Germane is the chemical compound with the formula GeH_{4}, and the germanium analogue of methane. It is the simplest germanium hydride and one of the most useful compounds of germanium. Like the related compounds silane and methane, germane is tetrahedral. It burns in air to produce GeO_{2} and water. Germane is a group 14 hydride.

==Occurrence==
Germane has been detected in the atmosphere of Jupiter.

==Synthesis==
Germane is typically prepared by reduction of germanium oxides, notably germanates, with hydride reagents such as sodium borohydride, potassium borohydride, lithium borohydride, lithium aluminium hydride, sodium aluminium hydride. The reaction with borohydrides is catalyzed by various acids and can be carried out in either aqueous or organic solvent.
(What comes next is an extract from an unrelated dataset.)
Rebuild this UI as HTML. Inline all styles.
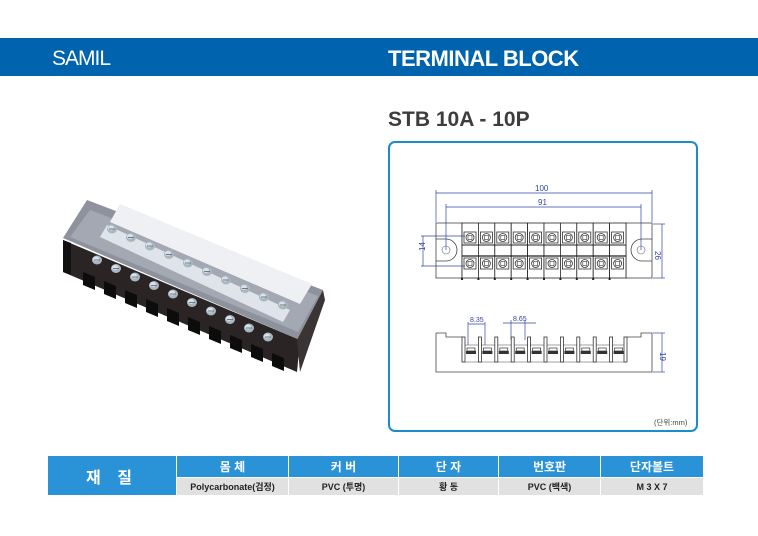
<!DOCTYPE html>
<html><head><meta charset="utf-8"><style>
body{margin:0;width:758px;height:536px;background:#fff;position:relative;overflow:hidden;font-family:"Liberation Sans","Noto Sans CJK KR",sans-serif}
.bar{position:absolute;left:0;top:38px;width:758px;height:38px;background:#0063ae}
.samil{position:absolute;left:52px;top:47px;color:#fff;font-size:21px;letter-spacing:-1px}
.tb{position:absolute;left:388px;top:46px;color:#fff;font-size:22px;font-weight:bold;letter-spacing:-0.5px}
.stb{position:absolute;left:388px;top:108px;color:#3d3d3d;font-size:21px;font-weight:bold;letter-spacing:0px}
.box{position:absolute;left:388px;top:141px;width:306px;height:287px;border:2px solid #1b8bcb;border-radius:7px}
table{position:absolute;left:48px;top:456px;border-collapse:collapse;font-family:"Liberation Sans","Noto Sans CJK KR",sans-serif}
td{padding:0;text-align:center;border-left:1px solid #fff}
.h{background:#2a92d6;color:#fff;font-size:12px;font-weight:bold;height:21px}
.d{background:#e1e1e1;color:#222;font-size:9px;font-weight:bold;height:17px;border-top:1px solid #fff}
.m{background:#2a92d6;color:#fff;font-size:16px;font-weight:bold;letter-spacing:6px}
</style></head><body>
<div class="bar"></div>
<div class="samil">SAMIL</div>
<div class="tb">TERMINAL BLOCK</div>
<div class="stb">STB 10A - 10P</div>
<div class="box"></div>
<svg width="758" height="536" style="position:absolute;left:0;top:0">
<defs>
<g id="cell">
<rect x="0" y="0" width="16.4" height="55" fill="#fff" stroke="#222" stroke-width="0.8"/>
<rect x="2" y="9" width="12" height="11" fill="#fff" stroke="#333" stroke-width="0.8"/>
<circle cx="8" cy="14.5" r="4" fill="none" stroke="#333" stroke-width="0.8"/>
<rect x="6" y="12.5" width="4" height="4" fill="none" stroke="#333" stroke-width="0.6"/>
<rect x="2" y="35" width="12" height="11" fill="#fff" stroke="#333" stroke-width="0.8"/>
<circle cx="8" cy="40.5" r="4" fill="none" stroke="#333" stroke-width="0.8"/>
<rect x="6" y="38.5" width="4" height="4" fill="none" stroke="#333" stroke-width="0.6"/>
<line x1="0" y1="22" x2="16.4" y2="22" stroke="#222" stroke-width="1"/>
<line x1="0" y1="33" x2="16.4" y2="33" stroke="#222" stroke-width="1.2"/>
<rect x="-1" y="55" width="2" height="2" fill="#222"/>
</g>
<g id="side">
<rect x="0" y="4" width="3" height="25" fill="#fff" stroke="#333" stroke-width="0.8"/>
<rect x="5" y="15" width="8" height="3" fill="#fff" stroke="#333" stroke-width="0.7"/>
<rect x="4" y="18" width="10" height="3" fill="#333"/>
</g>
<g id="scr"><ellipse cx="0" cy="0" rx="5" ry="4.5" fill="#a9b6c0"/><ellipse cx="-1" cy="-1" rx="3" ry="2.5" fill="#d8e2ea"/><line x1="-3" y1="0" x2="3" y2="0" stroke="#6d7a86"/></g>
</defs>
<g>
<rect x="436" y="223" width="26" height="55" fill="#fff" stroke="#444" stroke-width="0.8"/>
<rect x="626" y="223" width="26" height="55" fill="#fff" stroke="#444" stroke-width="0.8"/>
<path d="M436 239 H446 A11 11 0 0 1 446 261 H436" fill="none" stroke="#444" stroke-width="0.8"/>
<path d="M652 239 H642 A11 11 0 0 0 642 261 H652" fill="none" stroke="#444" stroke-width="0.8"/>
<circle cx="446" cy="250" r="4" fill="none" stroke="#666" stroke-width="0.6"/>
<circle cx="641" cy="250" r="4" fill="none" stroke="#666" stroke-width="0.6"/>
<use href="#cell" x="462" y="223"/><use href="#cell" x="478.4" y="223"/><use href="#cell" x="494.8" y="223"/><use href="#cell" x="511.2" y="223"/><use href="#cell" x="527.6" y="223"/><use href="#cell" x="544" y="223"/><use href="#cell" x="560.4" y="223"/><use href="#cell" x="576.8" y="223"/><use href="#cell" x="593.2" y="223"/><use href="#cell" x="609.6" y="223"/>
</g>
<g stroke="#3344aa" stroke-width="0.7" fill="none">
<line x1="436" y1="190" x2="436" y2="222"/><line x1="652" y1="190" x2="652" y2="222"/>
<line x1="436" y1="193" x2="652" y2="193"/>
<line x1="446" y1="204" x2="446" y2="250"/><line x1="641" y1="204" x2="641" y2="250"/>
<line x1="446" y1="207" x2="641" y2="207"/>
<line x1="421" y1="236" x2="465" y2="236"/><line x1="421" y1="266" x2="465" y2="266"/>
<line x1="423" y1="236" x2="423" y2="266"/>
<line x1="653" y1="224" x2="665" y2="224"/><line x1="653" y1="278" x2="665" y2="278"/>
<line x1="662" y1="224" x2="662" y2="278"/>
<line x1="653" y1="333" x2="665" y2="333"/><line x1="653" y1="372" x2="665" y2="372"/>
<line x1="662" y1="333" x2="662" y2="372"/>
<line x1="468" y1="322" x2="468" y2="350"/><line x1="485" y1="322" x2="485" y2="350"/>
<line x1="468" y1="324" x2="485" y2="324"/>
<line x1="503" y1="323" x2="536" y2="323"/><line x1="511" y1="320" x2="511" y2="340"/><line x1="525" y1="320" x2="525" y2="340"/>
</g>
<g font-size="8" fill="#3344aa" font-family="Liberation Sans,sans-serif">
<text x="535" y="191">100</text><text x="538" y="205">91</text>
<text x="420" y="256" transform="rotate(-90 420 251)">14</text>
<text x="660" y="256" transform="rotate(90 660 251)">26</text>
<text x="660" y="352" transform="rotate(90 660 352)">19</text>
<text x="470" y="322" font-size="7">8.35</text><text x="513" y="321" font-size="7">8.65</text>
</g>
<path d="M436 333 H446 V337 H462 M626 337 H641 V333 H652 V372 H436 V333" fill="none" stroke="#444" stroke-width="0.8"/>
<rect x="462" y="345" width="164" height="17" fill="#fff" stroke="#666" stroke-width="0.6"/>
<use href="#side" x="462" y="333"/><use href="#side" x="478.4" y="333"/><use href="#side" x="494.8" y="333"/><use href="#side" x="511.2" y="333"/><use href="#side" x="527.6" y="333"/><use href="#side" x="544" y="333"/><use href="#side" x="560.4" y="333"/><use href="#side" x="576.8" y="333"/><use href="#side" x="593.2" y="333"/><use href="#side" x="609.6" y="333"/>
<rect x="624" y="337" width="3" height="25" fill="#fff" stroke="#333" stroke-width="0.8"/>
<text x="654" y="425" font-size="7.5" fill="#444" font-family="Liberation Sans,'Noto Sans CJK KR',sans-serif">(단위:mm)</text>
<polygon points="63,240 63,272 297,372 300,340" fill="#2a2424"/>
<polygon points="63,238 87,200 323,290 300,340" fill="#8e929c"/>
<polygon points="70,237 90,210 318,296 298,332" fill="#a4a8b2"/>
<polygon points="110,222 120,204 312,284 300,304" fill="#eef0f4"/>
<polygon points="100,237 107,225 290,310 283,322" fill="#dfe3ea"/>
<polygon points="63,240 63,272 71,275 71,243" fill="#111"/>
<polygon points="297,340 323,290 325,300 300,372" fill="#3a3434"/>
<g fill="#0c0c0c">
<polygon points="83,272 95,277 95,290 83,285"/><polygon points="104,281 116,286 116,299 104,294"/><polygon points="125,290 137,295 137,308 125,303"/><polygon points="146,299 158,304 158,317 146,312"/><polygon points="167,308 179,313 179,326 167,321"/><polygon points="188,317 200,322 200,335 188,330"/><polygon points="209,326 221,331 221,344 209,339"/><polygon points="230,335 242,340 242,353 230,348"/><polygon points="251,344 263,349 263,362 251,357"/><polygon points="272,353 284,358 284,371 272,366"/>
</g>
<use href="#scr" x="97" y="260"/><use href="#scr" x="116" y="268.5"/><use href="#scr" x="135" y="277"/><use href="#scr" x="154" y="285.5"/><use href="#scr" x="173" y="294"/><use href="#scr" x="192" y="302.5"/><use href="#scr" x="211" y="311"/><use href="#scr" x="230" y="319.5"/><use href="#scr" x="249" y="328"/><use href="#scr" x="268" y="337"/>
<use href="#scr" x="112" y="229"/><use href="#scr" x="131" y="237.5"/><use href="#scr" x="150" y="246"/><use href="#scr" x="169" y="254.5"/><use href="#scr" x="188" y="263"/><use href="#scr" x="207" y="271.5"/><use href="#scr" x="226" y="280"/><use href="#scr" x="245" y="288.5"/><use href="#scr" x="264" y="297"/><use href="#scr" x="283" y="305"/>
</svg>
<table>
<tr><td class="m" rowspan="2" style="width:128px;border-left:none">재 질</td><td class="h" style="width:111px">몸 체</td><td class="h" style="width:109px">커 버</td><td class="h" style="width:99px">단 자</td><td class="h" style="width:101px">번호판</td><td class="h" style="width:102px">단자볼트</td></tr>
<tr><td class="d">Polycarbonate(검정)</td><td class="d">PVC (투명)</td><td class="d">황 동</td><td class="d">PVC (백색)</td><td class="d">M 3 X 7</td></tr>
</table>
</body></html>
On laboratory scale, germane can be prepared by the reaction of Ge(IV) compounds with these hydride reagents. A typical synthesis involved the reaction of potassium hydrogen germanate with potassium borohydride.

K+HGeO3- + K+[BH4]- + H2O → KGeH3 + K+[B(OH)4]-
KGeH3 + CH3COOH → GeH4 + CH3COO-K+

Other methods for the synthesis of germane include electrochemical reduction and a plasma-based method. The electrochemical reduction method involves applying voltage to a germanium metal cathode immersed in an aqueous electrolyte solution and an anode counter-electrode composed of a metal such as molybdenum or cadmium. In this method, germane and hydrogen gases evolve from the cathode while the anode reacts to form solid molybdenum oxide or cadmium oxides. The plasma synthesis method involves bombarding germanium metal with hydrogen atoms (H) that are generated using a high frequency plasma source to produce germane and digermane.

==Reactions==
Germane is weakly acidic. In liquid ammonia GeH_{4} is ionised forming NH_{4}^{+} and GeH_{3}^{−}. With alkali metals in liquid ammonia GeH_{4} reacts to give white crystalline MGeH_{3} compounds. The potassium (potassium germyl or potassium trihydrogen germanide KGeH_{3}) and rubidium compounds (rubidium germyl or rubidium trihydrogen germanide RbGeH_{3}) have the sodium chloride structure implying a free rotation of the trihydrogen germanide anion GeH_{3}^{−}, the caesium compound, caesium germyl or caesium trihydrogen germanide CsGeH_{3} in contrast has the distorted sodium chloride structure of TlI.

==Use in semiconductor industry==
The gas decomposes near 600K (327°C; 620°F) to germanium and hydrogen. Because of its thermal lability, germane is used in the semiconductor industry for the epitaxial growth of germanium by MOVPE or chemical beam epitaxy. Organogermanium precursors (e.g. isobutylgermane, alkylgermanium trichlorides, and dimethylaminogermanium trichloride) have been examined as less hazardous liquid alternatives to germane for deposition of Ge-containing films by MOVPE.

==Safety==
Germane is a highly flammable, potentially pyrophoric, and a highly toxic gas. In 1970, the American Conference of Governmental Industrial Hygienists (ACGIH) published the latest changes and set the occupational exposure threshold limit value at 0.2 ppm for an 8-hour time weighted average.
The LC50 for rats at 1 hour of exposure is 622 ppm. Inhalation or exposure may result in malaise, headache, dizziness, fainting, dyspnea, nausea, vomiting, kidney injury, and hemolytic effects.

The US Department of Transportation hazard class is 2.3 Poisonous Gas.